Smith, who continued several years. The present merchants are George Waite and Riley Arnst. Peter L. Beers was
appointed postmaster just previous to the opening of the railroad and was succeeded by Henry T. Robinson, J. D.
F. Smith, C. Montgomery Smith, Sidney D. Smith, and Mary C. Hutchings, who has been in charge about ten years.
About a mile and a quarter east of Lebanon is a grist and saw mill, operated by water, built many years ago and
now operated by George W. Phillips. The grist mill has existed since about 1810. About a mile southwest of Smith's
Valley is a saw and planing mill and cheese box factory, built by Erastus Clark about 1860 and still operated by
him. In the north part of the town, a mile from Smith's Valley, a saw mill was built many years ago which has gone
to decay. About a mile and a half west of Lebanon were two saw mills, one of which was last operated by Clinton
Stowell; in the same vicinity is a carding machine, which is now operated by Mr. Stowell, who has also a large
cold storage business. Another small saw mill a mile above South Lebanon, and still another a mile below that place,
the latter built about 1887 by Marvin Torrey, have both fallen into decay.

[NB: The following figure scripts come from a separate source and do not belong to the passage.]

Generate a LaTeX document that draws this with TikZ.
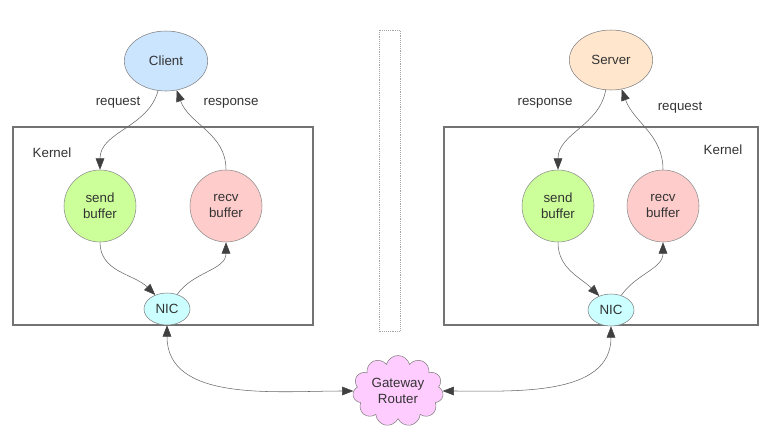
\documentclass[tikz,border=0pt]{standalone}
\usepackage{fontspec}
\setmainfont{Liberation Sans}
\usepackage{tikz}
\usetikzlibrary{shapes.geometric,shapes.symbols,arrows.meta}
\definecolor{clientfill}{HTML}{CCE5FF}
\definecolor{serverfill}{HTML}{FFE6CC}
\definecolor{sendfill}{HTML}{CCFF99}
\definecolor{recvfill}{HTML}{FFCCCC}
\definecolor{nicfill}{HTML}{CCFFFF}
\definecolor{routerfill}{HTML}{FFCCFF}
\begin{document}
\begin{tikzpicture}[x=0.75pt, y=-0.75pt,
  every node/.style={font=\fontsize{10}{12}\selectfont, text=black!80},
  host/.style={ellipse, draw=black!50, minimum width=62.5pt, minimum height=45pt, inner sep=0pt},
  buffer/.style={circle, draw=black!45, minimum size=54pt, inner sep=0pt, align=center},
  nic/.style={ellipse, draw=black!50, fill=nicfill, minimum width=34.5pt, minimum height=24pt, inner sep=0pt},
  flow/.style={draw=black!60, -{Triangle[length=8.5pt,width=6.5pt,color=black!75]}},
  link/.style={draw=black!60, {Triangle[length=8.5pt,width=6.5pt,color=black!75]}-{Triangle[length=8.5pt,width=6.5pt,color=black!75]}}]

\useasboundingbox (0,0) rectangle (781,439);

% client side
\draw[black!55, thick] (13,127) rectangle (313,325);
\node at (52,153) {Kernel};
\path
(166,61) node[host, fill=clientfill] (client) {Client}
(100,206) node[buffer, fill=sendfill] (csend) {send\\buffer}
(226,206) node[buffer, fill=recvfill] (crecv) {recv\\buffer}
(167,309) node[nic] (cnic) {NIC};
\draw[flow] (client.255) to[out=-105, in=90] (csend.north);
\node at (118,103) {request};
\draw[flow] (crecv.north) to[out=90, in=-70] (client.290);
\node at (231,103) {response};
\draw[flow] (csend.south) to[out=-90, in=135] (cnic.130);
\draw[flow] (cnic.55) to[out=55, in=-90] (crecv.south);

% divider
\draw[black!35, densely dotted] (379,30) rectangle (400,331);

% server side
\draw[black!55, thick] (444,127) rectangle (758,325);
\node at (723,150) {Kernel};
\path
(611,60) node[host, fill=serverfill] (server) {Server}
(558,206) node[buffer, fill=sendfill] (ssend) {send\\buffer}
(663,206) node[buffer, fill=recvfill] (srecv) {recv\\buffer}
(611,310) node[nic] (snic) {NIC};
\draw[flow] (server.260) to[out=-100, in=90] (ssend.north);
\node at (545,103) {response};
\draw[flow] (srecv.north) to[out=90, in=-70] (server.290);
\node at (680,108) {request};
\draw[flow] (ssend.south) to[out=-90, in=135] (snic.130);
\draw[flow] (snic.55) to[out=55, in=-90] (srecv.south);

% network
\node[cloud, cloud puffs=11, aspect=1.3, draw=black!50, fill=routerfill,
  minimum width=68pt, minimum height=53pt, inner sep=0pt, align=center]
  (router) at (398,391) {Gateway\\Router};
\draw[link] (cnic.south) to[out=-90, in=180] (router.west);
\draw[link] (snic.south) to[out=-90, in=0] (router.east);

\end{tikzpicture}
\end{document}
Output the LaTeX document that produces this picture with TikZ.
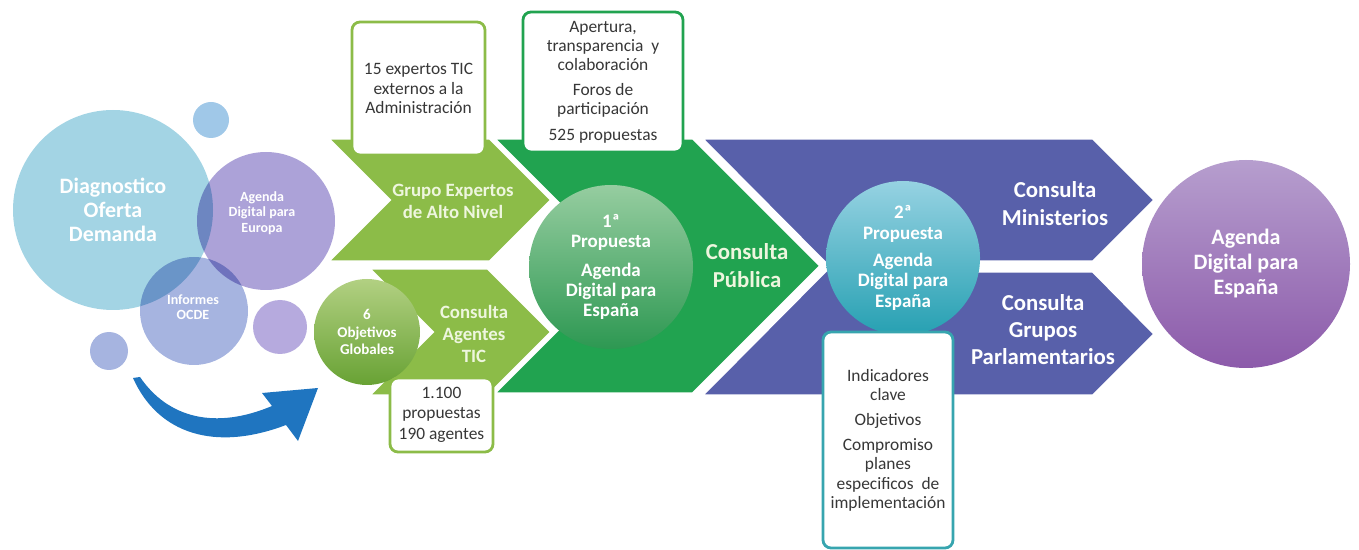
\documentclass[tikz,border=0pt]{standalone}
\usepackage{fontspec}
\setmainfont{Carlito}
\usetikzlibrary{positioning}

\definecolor{bubbleblue}{RGB}{163,212,228}
\definecolor{bubbletop}{RGB}{160,200,232}
\definecolor{bubblelav}{RGB}{172,162,216}
\definecolor{bubbleocde}{RGB}{166,180,224}
\definecolor{bubblepurp}{RGB}{182,170,222}
\definecolor{arrowblue}{RGB}{31,117,192}
\definecolor{lightgreen}{RGB}{140,188,72}
\definecolor{darkgreen}{RGB}{33,163,80}
\definecolor{chevblue}{RGB}{88,96,170}
\definecolor{tealline}{RGB}{55,165,175}
\definecolor{labellight}{RGB}{238,246,222}
\definecolor{boxtext}{RGB}{55,55,55}

\begin{document}
\begin{tikzpicture}[x=0.5pt, y=-0.5pt,
    bubble/.style={circle, inner sep=0pt},
    bubtext/.style={text=white, font=\bfseries, align=center, inner sep=0pt},
    ball/.style={circle, inner sep=0pt, text=white, align=center},
    chev/.style={draw=white, line width=1.6pt},
    chevlabel/.style={align=center, inner sep=0pt},
    infobox/.style={draw, fill=white, rounded corners=4pt, line width=1.4pt, inner sep=0pt, align=center, text=boxtext, font=\fontsize{8.7}{9.6}\selectfont}]
    \useasboundingbox (0,0) rectangle (1359,550);

    % Bubbles on the left
    \begin{scope}[blend mode=multiply]
        \node[bubble, minimum size=100pt, fill=bubbleblue] (diag) at (113,210) {};
        \node[bubble, minimum size=18pt, fill=bubbletop] (dot1) at (211,120) {};
        \node[bubble, minimum size=69pt, fill=bubblelav] (europa) at (266,221) {};
        \node[bubble, minimum size=54pt, fill=bubbleocde] (ocde) at (194,311) {};
        \node[bubble, minimum size=27pt, fill=bubblepurp] (dot2) at (280,327) {};
        \node[bubble, minimum size=19pt, fill=bubbleocde] (dot3) at (109,351) {};
    \end{scope}
    \node[bubtext, font=\bfseries\fontsize{11}{12}\selectfont] (diagtxt) at (diag) {Diagnostico\\Oferta\\Demanda};
    \node[bubtext, font=\bfseries\fontsize{7}{7.6}\selectfont] (europatxt) at (262,213) {Agenda\\Digital para\\Europa};
    \node[bubtext, font=\bfseries\fontsize{7}{7.6}\selectfont] (ocdetxt) at (193,307) {Informes\\OCDE};

    % Curved arrow
    \fill[arrowblue] (133,378) .. controls (158,434) and (215,452) .. (286,425) -- (298,441) -- (318,388)
        -- (262,393) -- (272,406) .. controls (215,430) and (168,418) .. (140,377) -- cycle;

    % Chevrons
    \fill[chevblue, chev] (701,138) -- (1093,138) -- (1155,200) -- (1093,262) -- (965,262) -- (965,271)
        -- (1093,271) -- (1155,334) -- (1093,396) -- (701,396) -- (829,267) -- cycle;
    \fill[darkgreen, chev] (493,138) -- (693,138) -- (821,266) -- (693,394) -- (493,394) -- (621,266) -- cycle;
    \fill[lightgreen, chev] (327,138) -- (490,138) -- (552,200) -- (490,262) -- (327,262) -- (389,200) -- cycle;
    \fill[lightgreen, chev] (368,268) -- (488,268) -- (552,332) -- (488,396) -- (368,396) -- (432,332) -- cycle;

    \node[chevlabel, text=labellight, font=\bfseries\fontsize{9.4}{11}\selectfont] (grupo) at (453,201) {Grupo Expertos\\de Alto Nivel};
    \node[chevlabel, text=labellight, font=\bfseries\fontsize{9.4}{11}\selectfont] (agentes) at (474,334) {Consulta\\Agentes\\TIC};
    \node[chevlabel, text=labellight, font=\bfseries\fontsize{11.4}{14}\selectfont] (publica) at (747,266) {Consulta\\Pública};
    \node[chevlabel, text=white, font=\bfseries\fontsize{11.4}{14}\selectfont] (ministerios) at (1055,204) {Consulta\\Ministerios};
    \node[chevlabel, text=white, font=\bfseries\fontsize{11.4}{13.5}\selectfont] (grupos) at (1043,330) {Consulta\\Grupos\\Parlamentarios};

    % Proposal circles
    \node[ball, minimum size=53pt, top color={rgb,255:red,178;green,208;blue,130}, bottom color={rgb,255:red,104;green,162;blue,52},
        font=\bfseries\fontsize{7.5}{8.7}\selectfont] (objetivos) at (367,332) {6\\Objetivos\\Globales};
    \node[ball, minimum size=82pt, top color={rgb,255:red,150;green,205;blue,160}, bottom color={rgb,255:red,45;green,152;blue,82},
        font=\bfseries\fontsize{9.5}{10.2}\selectfont] (prop1) at (611,267) {1ª\\Propuesta\\[4pt]Agenda\\Digital para\\España};
    \node[ball, minimum size=77pt, top color={rgb,255:red,150;green,210;blue,226}, bottom color={rgb,255:red,38;green,160;blue,178},
        font=\bfseries\fontsize{9.5}{10.4}\selectfont] (prop2) at (903,258) {2ª\\Propuesta\\[3pt]Agenda\\Digital para\\España};
    \node[ball, minimum size=104pt, top color={rgb,255:red,182;green,158;blue,206}, bottom color={rgb,255:red,140;green,90;blue,170},
        font=\bfseries\fontsize{11}{12.5}\selectfont] (agenda) at (1246,264) {Agenda\\Digital para\\España};

    % Text boxes
    \node[infobox, draw=lightgreen, minimum width=66.5pt, minimum height=66.5pt] (expertos) at (418.5,88.5)
        {15 expertos TIC\\externos a la\\Administración};
    \node[infobox, draw=darkgreen, minimum width=80pt, minimum height=70pt] (apertura) at (603,82)
        {Apertura,\\transparencia~ y\\colaboración\\[3pt]Foros de\\participación\\[3pt]525 propuestas};
    \node[infobox, draw=lightgreen, minimum width=51.5pt, minimum height=37pt] (propuestas) at (441.5,415)
        {1.100\\propuestas\\[1pt]190 agentes};
    \node[infobox, draw=tealline, minimum width=65pt, minimum height=108pt] (indicadores) at (888,440)
        {Indicadores\\clave\\[3pt]Objetivos\\[3pt]Compromiso\\planes\\especificos~ de\\implementación};
\end{tikzpicture}
\end{document}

Lebanon was early divided into school districts and the first commissioners, chosen in 1813, were Constant Merrick,
Amos Crocker, and Moses Wylie; the school inspectors were James Campbell, Curtis Hoppin, and Francis Whitmore.
This town now forms a part of the First Commissioner District of the county, and has twelve districts with school
houses, employing in 1897 twelve teachers. The number of pupils attending in that year was 251.